_Data excerpts:_
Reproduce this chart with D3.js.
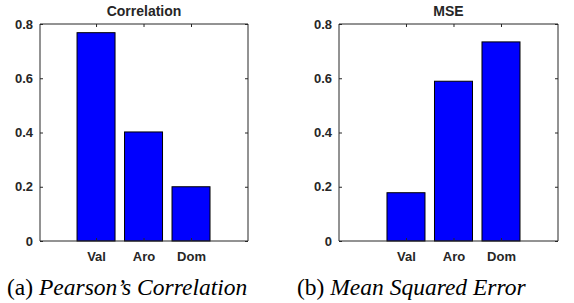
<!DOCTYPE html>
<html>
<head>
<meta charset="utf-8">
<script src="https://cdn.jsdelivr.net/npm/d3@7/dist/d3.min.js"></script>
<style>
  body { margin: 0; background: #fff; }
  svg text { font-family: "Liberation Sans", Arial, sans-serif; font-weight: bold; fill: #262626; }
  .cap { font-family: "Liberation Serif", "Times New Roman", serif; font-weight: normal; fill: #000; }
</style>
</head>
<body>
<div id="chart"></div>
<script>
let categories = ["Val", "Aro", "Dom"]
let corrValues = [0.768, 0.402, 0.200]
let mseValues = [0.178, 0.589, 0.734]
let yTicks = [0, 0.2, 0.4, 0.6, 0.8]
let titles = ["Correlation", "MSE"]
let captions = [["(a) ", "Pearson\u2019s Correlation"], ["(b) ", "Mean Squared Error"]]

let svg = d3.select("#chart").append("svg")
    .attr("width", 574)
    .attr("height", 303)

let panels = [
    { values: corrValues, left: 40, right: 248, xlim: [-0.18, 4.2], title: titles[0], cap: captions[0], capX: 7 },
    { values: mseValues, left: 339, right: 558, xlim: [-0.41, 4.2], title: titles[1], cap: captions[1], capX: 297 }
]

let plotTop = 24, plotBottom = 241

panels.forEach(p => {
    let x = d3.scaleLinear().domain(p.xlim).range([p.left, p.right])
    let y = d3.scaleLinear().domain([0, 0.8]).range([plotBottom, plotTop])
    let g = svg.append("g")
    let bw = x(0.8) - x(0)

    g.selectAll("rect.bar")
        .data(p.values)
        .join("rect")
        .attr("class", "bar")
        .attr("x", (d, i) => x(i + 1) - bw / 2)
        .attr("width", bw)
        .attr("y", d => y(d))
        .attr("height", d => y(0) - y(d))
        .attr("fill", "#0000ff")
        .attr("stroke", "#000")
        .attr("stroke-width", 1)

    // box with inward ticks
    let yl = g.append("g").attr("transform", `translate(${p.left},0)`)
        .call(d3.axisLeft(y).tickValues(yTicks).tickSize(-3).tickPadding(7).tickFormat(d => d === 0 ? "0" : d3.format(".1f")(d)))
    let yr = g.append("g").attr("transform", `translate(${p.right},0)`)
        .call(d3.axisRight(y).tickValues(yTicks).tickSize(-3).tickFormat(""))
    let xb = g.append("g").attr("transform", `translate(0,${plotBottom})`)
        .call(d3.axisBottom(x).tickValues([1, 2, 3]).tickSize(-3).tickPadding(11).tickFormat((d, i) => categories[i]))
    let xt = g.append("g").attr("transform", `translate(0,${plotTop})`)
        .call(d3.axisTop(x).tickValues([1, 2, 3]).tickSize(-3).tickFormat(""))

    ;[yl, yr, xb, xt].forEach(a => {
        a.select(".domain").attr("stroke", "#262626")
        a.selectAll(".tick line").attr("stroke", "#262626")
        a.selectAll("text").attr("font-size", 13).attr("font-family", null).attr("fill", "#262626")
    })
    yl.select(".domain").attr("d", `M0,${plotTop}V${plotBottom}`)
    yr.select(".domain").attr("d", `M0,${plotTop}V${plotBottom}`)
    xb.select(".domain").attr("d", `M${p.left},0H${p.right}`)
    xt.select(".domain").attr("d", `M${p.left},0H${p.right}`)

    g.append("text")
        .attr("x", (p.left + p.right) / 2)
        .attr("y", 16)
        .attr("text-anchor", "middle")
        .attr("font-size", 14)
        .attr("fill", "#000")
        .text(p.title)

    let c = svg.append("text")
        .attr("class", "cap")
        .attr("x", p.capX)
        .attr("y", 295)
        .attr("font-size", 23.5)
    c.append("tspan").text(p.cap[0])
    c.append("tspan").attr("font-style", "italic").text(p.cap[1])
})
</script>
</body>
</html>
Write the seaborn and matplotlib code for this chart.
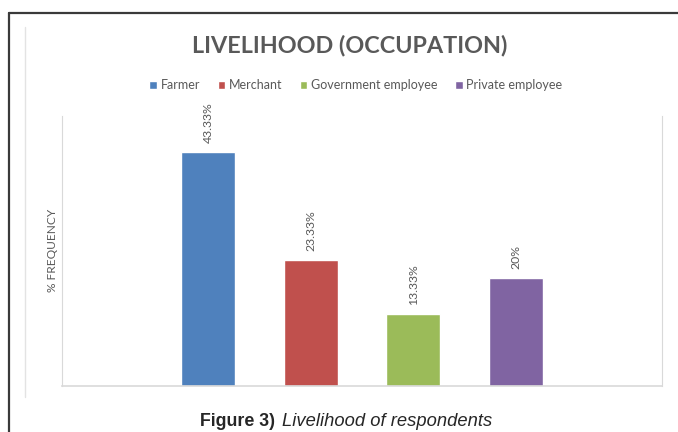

_What you need to do:_
Please give again the entries word for word, starting at the first line and ending with the line that contains "let bw = x(0.8) - x(0)"; include both of those lines but none of the pictures.

_Response:_
Reproduce this chart with D3.js.
<!DOCTYPE html>
<html>
<head>
<meta charset="utf-8">
<script src="https://cdn.jsdelivr.net/npm/d3@7/dist/d3.min.js"></script>
<style>
  body { margin: 0; background: #fff; }
  svg text { font-family: "Liberation Sans", Arial, sans-serif; font-weight: bold; fill: #262626; }
  .cap { font-family: "Liberation Serif", "Times New Roman", serif; font-weight: normal; fill: #000; }
</style>
</head>
<body>
<div id="chart"></div>
<script>
let categories = ["Val", "Aro", "Dom"]
let corrValues = [0.768, 0.402, 0.200]
let mseValues = [0.178, 0.589, 0.734]
let yTicks = [0, 0.2, 0.4, 0.6, 0.8]
let titles = ["Correlation", "MSE"]
let captions = [["(a) ", "Pearson\u2019s Correlation"], ["(b) ", "Mean Squared Error"]]

let svg = d3.select("#chart").append("svg")
    .attr("width", 574)
    .attr("height", 303)

let panels = [
    { values: corrValues, left: 40, right: 248, xlim: [-0.18, 4.2], title: titles[0], cap: captions[0], capX: 7 },
    { values: mseValues, left: 339, right: 558, xlim: [-0.41, 4.2], title: titles[1], cap: captions[1], capX: 297 }
]

let plotTop = 24, plotBottom = 241

panels.forEach(p => {
    let x = d3.scaleLinear().domain(p.xlim).range([p.left, p.right])
    let y = d3.scaleLinear().domain([0, 0.8]).range([plotBottom, plotTop])
    let g = svg.append("g")
    let bw = x(0.8) - x(0)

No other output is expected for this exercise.